Rating: **1/2 (out of ****)

This project made no sense to me when I first learned of its existence a couple of years ago, and it still makes no sense to me now that I've seen the result. I can only imagine that, come 1998, we'll be lining up to see Walt Disney's The Glass Menagerie, in which Laura's anthropomorphic collection will help her find a sense of self-esteem and marry the Gentleman Caller. (And maybe Tom will go off in search of his dad as the credits roll.

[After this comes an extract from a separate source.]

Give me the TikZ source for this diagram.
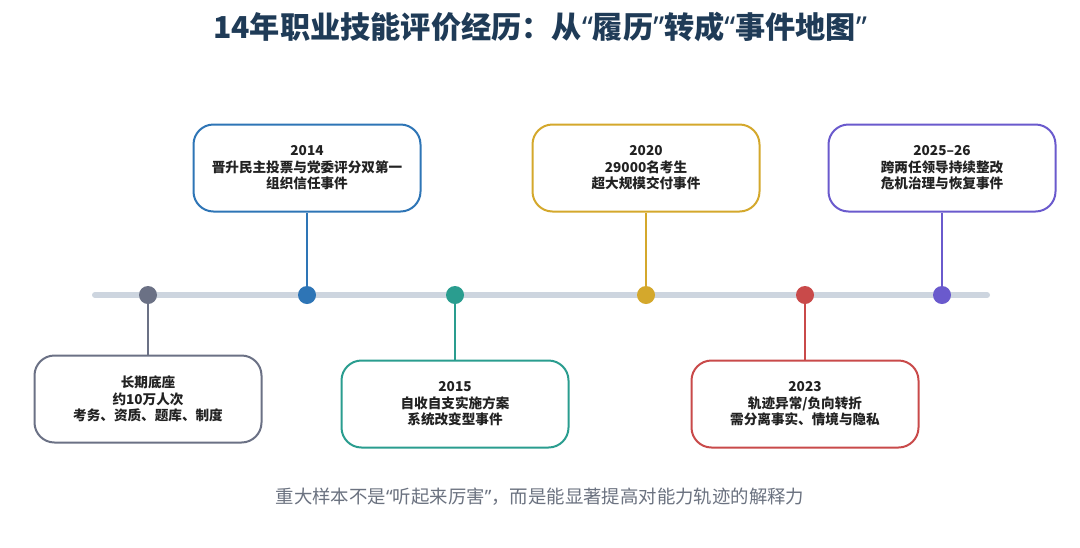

You know, I'm trying to be sarcastic here, but I'm scared by how credible this actually seems -- it's really no more ridiculous than what's been done to Hugo's story, and the menagerie would make ideal funny sidekicks. Maybe I should pitch it.) Okay, the animation is stunning -- the background artists, in particular, really outdid themselves -- and a few aspects of the revamped narrative are appealing, but why this story? With all of the terrific material currently on bookshelves from which a solid family movie might be adapted, why select a well-known tragic novel, one that will have to be distorted so flagrantly that anyone familiar with the source will spend the entire movie wincing? "Yes yes," I hear you mutter impatiently, "but does it work on its own debased terms?" Sorta. I couldn't abide cutesy, cuddly "Quasi" and his singing, wisecracking gargoyles, but I did get a kick out of Kevin Kline's deadpan Phoebus -- a hero who spends most of the movie getting whomped -- and was less irritated than I'd expected by Esmerelda, voiced by the eminently irritating Demi Moore. The animation, as I said, is frequently breathtaking. And then there's Frollo...a fine character (well acted by Tony Jay), but also the focus of what is easily the most disturbing, wacked-out sequence in a Disney animated feature since 1941 and "Pink Elephants on Parade," about which I will say nothing more save "Whoa." In fact, that scene alone would be the worth the price of admission, had the song it illustrates not been so utterly undistinguished. In fact, Hunchback features the worst set of musical numbers in Disney history; there isn't a single memorable song in the entire film, and the lyrics, courtesy Steven Schwartz, are deplorable. Rest in peace, Mr. Ashman -- you are sorely missed.